Moving from Downtown Salisbury to a 26,000-square-foot building in Hebron was part of Dr. James McNaughton’s lifetime goal.
The CEO and founder of AHPharma Inc. recently relocated his business into the old Chesapeake Firemen’s Museum building, on 6.5 acres.
A homegrown company, AHPharma operates in the agricultural poultry industry, with research consulting and now, new products.
“For years I’ve worked to assemble a turn-key operation where every aspect of the product development process can be managed under one roof,” McNaughton told the Salisbury Independent this week.
“With the recent acquisition of our innovation center property in Hebron I believe we are poised to take some of the final steps toward achieving this goal. Our new campus gives us physical space to grow, but also makes a statement to the community that we are hanging out our shingle in the Salisbury-Wicomico area.
“We’re currently looking for local businesses interested in innovation and entrepreneurship that require space to grow,” he said.
Now that the company has 3D printing and mold-making ability, ideas can be transformed into products, said David Ryan, executive director of Salisbury-Wicomico Economic Development.
An idea for a new produce can go from concept to prototype to manufacturing more easily and less expensively with 3D printing, Ryan said.

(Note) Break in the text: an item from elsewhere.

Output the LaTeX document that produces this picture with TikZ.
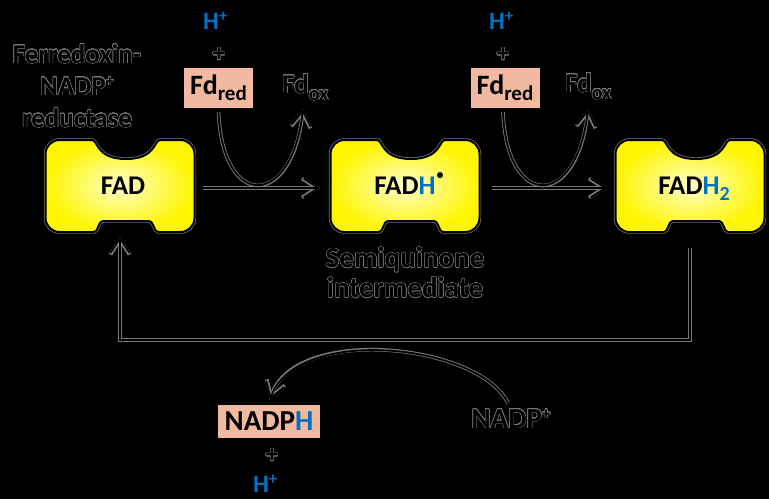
\documentclass[tikz,border=0pt]{standalone}
\usepackage{fontspec}
\setmainfont{Carlito}
\usepackage[copies]{contour}
\usetikzlibrary{arrows.meta,calc}
\definecolor{halocol}{gray}{0.47}
\definecolor{hblue}{RGB}{0,112,192}
\definecolor{salmon}{RGB}{241,186,160}
\definecolor{yelin}{RGB}{255,255,200}
\definecolor{yelout}{RGB}{255,245,0}
\contourlength{0.45pt}
\contournumber{20}
\newcommand{\haloT}[1]{\contour{halocol}{#1}}
\newcommand{\fsz}[1]{\fontsize{#1}{#1}\selectfont}
\tikzset{
  fadshape/.pic={
    \shade[inner color=yelin, outer color=yelout,
           preaction={draw=halocol, line width=3.4pt},
           draw=black, line width=2pt, line join=round]
      (-60.5,-46) -- (-28,-46)
      .. controls (-22,-46) and (-24,-27) .. (6,-27)
      .. controls (36,-27) and (34,-46) .. (40,-46)
      -- (60.5,-46) .. controls (68.2,-46) and (74.5,-39.7) .. (74.5,-32)
      -- (74.5,32) .. controls (74.5,39.7) and (68.2,46) .. (60.5,46)
      -- (38,46) .. controls (33,46) and (35,35) .. (28,35)
      -- (-16,35) .. controls (-23,35) and (-21,46) .. (-26,46)
      -- (-60.5,46) .. controls (-68.2,46) and (-74.5,39.7) .. (-74.5,32)
      -- (-74.5,-32) .. controls (-74.5,-39.7) and (-68.2,-46) .. (-60.5,-46)
      -- cycle;
  }
}
\begin{document}
\begin{tikzpicture}[x=1pt,y=-1pt,
  lineH/.style={preaction={draw=halocol, line width=3.6pt}, draw=black, line width=1.8pt},
  arr/.style={lineH, -{Straight Barb[length=15pt,width=19pt]}},
  lab/.style={inner sep=0pt, font=\bfseries\fsz{27}},
  boxnode/.style={minimum width=149pt, minimum height=92pt, inner sep=0pt,
                  font=\bfseries\fsz{27}},
  fdbox/.style={fill=salmon, inner sep=0pt, minimum width=69pt, minimum height=40pt,
                font=\bfseries\fsz{28}},
  hplus/.style={inner sep=0pt, text=hblue, font=\bfseries\fsz{25}},
  plusT/.style={inner sep=0pt, font=\bfseries\fsz{25}},
]
\fill[black] (0,0) rectangle (769,499);
\useasboundingbox (0,0) rectangle (769,499);

% enzyme boxes
\pic at (120,186) {fadshape};
\pic at (405,186) {fadshape};
\pic at (690,186) {fadshape};
\node[boxnode] (fad) at (120,186) {\hspace*{6pt}FAD};
\node[boxnode] (fadh) at (405,186) {FAD\textcolor{hblue}{H}\rlap{\hspace{1pt}\raisebox{15pt}[0pt][0pt]{\fsz{14}\textbullet}}};
\node[boxnode] (fadh2) at (690,186) {\hspace*{8pt}FAD\textcolor{hblue}{H\raisebox{-6pt}[0pt][0pt]{\fsz{20}2}}};

% labels
\node[lab, anchor=north, align=center, font=\bfseries\fontsize{27}{32}\selectfont] (fnr) at (77,44)
  {\haloT{Ferredoxin-}\\\haloT{NADP\raisebox{9pt}{\fsz{16}+}}\\\haloT{reductase}};
\node[lab, anchor=north, align=center, font=\bfseries\fontsize{29}{30}\selectfont] (semi) at (405,247)
  {\haloT{Semiquinone}\\\haloT{intermediate}};

% ferredoxin inputs
\node[hplus, anchor=base west] (h1) at (203,29) {H\raisebox{8pt}{\fsz{17}+}};
\node[hplus, anchor=base west] (h2) at (489,29) {H\raisebox{8pt}{\fsz{17}+}};
\node[plusT] (p1) at (219,55) {\haloT{+}};
\node[plusT] (p2) at (503,55) {\haloT{+}};
\node[fdbox] (fdr1) at (218.5,88) {Fd\raisebox{-6pt}{\fsz{21}red}};
\node[fdbox] (fdr2) at (505,88) {Fd\raisebox{-6pt}{\fsz{21}red}};
\node[lab, anchor=base west] (fdox1) at (282,93) {\haloT{Fd\raisebox{-7pt}{\fsz{20}ox}}};
\node[lab, anchor=base west] (fdox2) at (565,92) {\haloT{Fd\raisebox{-7pt}{\fsz{20}ox}}};
\coordinate (c1) at ($(fdox1.base west)+(21,16)$);
\coordinate (c2) at ($(fdox2.base west)+(23,17)$);

% NADPH side
\node[fdbox, minimum width=102pt, minimum height=33pt, font=\bfseries\fsz{29}] (nadph) at (269,421.5)
  {NADP\textcolor{hblue}{H}};
\node[plusT] (p3) at (272,456) {\haloT{+}};
\node[hplus, anchor=base west] (h3) at (253,492) {H\raisebox{8pt}{\fsz{17}+}};
\node[lab, anchor=base, font=\bfseries\fsz{29}] (nadp) at (511,428)
  {\haloT{NADP\raisebox{9pt}{\fsz{17}+}}};

% connectors
\draw[arr] ($(fad.east)+(8.5,2)$) -- ($(fadh.west)+(-10,2)$);
\draw[arr] ($(fadh.east)+(12,2)$) -- ($(fadh2.west)+(-8,2)$);
\draw[arr] ($(fdr1.south)+(0,4)$) .. controls +(4,98) and +(-11,100) .. (c1);
\draw[arr] ($(fdr2.south)+(-2,4)$) .. controls +(4,98) and +(-11,100) .. (c2);
\draw[arr, shorten <=16pt, shorten >=4pt] (fadh2.south) -- ++(0,108) -| (fad.south);
\draw[arr] ($(nadp.north)+(-3,-6)$) .. controls +(-30,-60) and +(25,-75) .. ($(nadph.north)+(1,-5)$);
\end{tikzpicture}
\end{document}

If someone wanted to create a new cell phone cover, for example, the 3D printer would allow him to skip the many steps that used be necessary, such as making mold after mold, and improving each one until it was marketable.
“The 3D printer can do it for pennies on the dollar. With Dr. McNaughton, we explored how we can develop our own companies here today. AHPharma has demonstrated its entrepreneurial capabilities through the development of a number of new products including an LED lighting display for poultry houses, a bio film detecting device and pulsed arc discharge technology,” Ryan said.
Agreeing, McNaughton said he likes the idea of incorporating makerspace, “where local individuals interested in manufacturing or other trades can go to learn and work with equipment that is typically cost-prohibitive from owning or renting on a personal level,” he said.
“We wanted to create a space that not only provided room for us to grow but also attract like-minded entrepreneurs,” McNaughton said.
“By doing so, better collaboration can occur which enhances our collective abilities to generate new jobs, new businesses and new technologies.
“We are also working with local agencies such as SWED to determine what spaces on the property can be utilized for public outreach, continuing education, and economic development,” McNaughton said.
Founded in September 2006 to provide services and products for the food animal industry, AHPharma succeeded PARC Institute, Inc., also started by McNaughton.
PARC opened in 1986 to conduct contracted food animal research and develop associated products, according to the company’s website.
It explains, “AHPharma has spent years assembling a team of consultants representing various disciplines and areas of expertise to provide a turn-key rapid prototyping task force. (Its) team of experts … encompasses nearly every aspect involved in the development of products, from electronics to mechanical devices and even large-scale implements such as automated manure-to-energy incineration chambers.”
“Ultimately,” McNaughton said, “AHPharma would like to house several different tenants that provide services or products congruent with the mission here at AHPharma to develop unique technologies for the agriculture, food safety and medical industries.”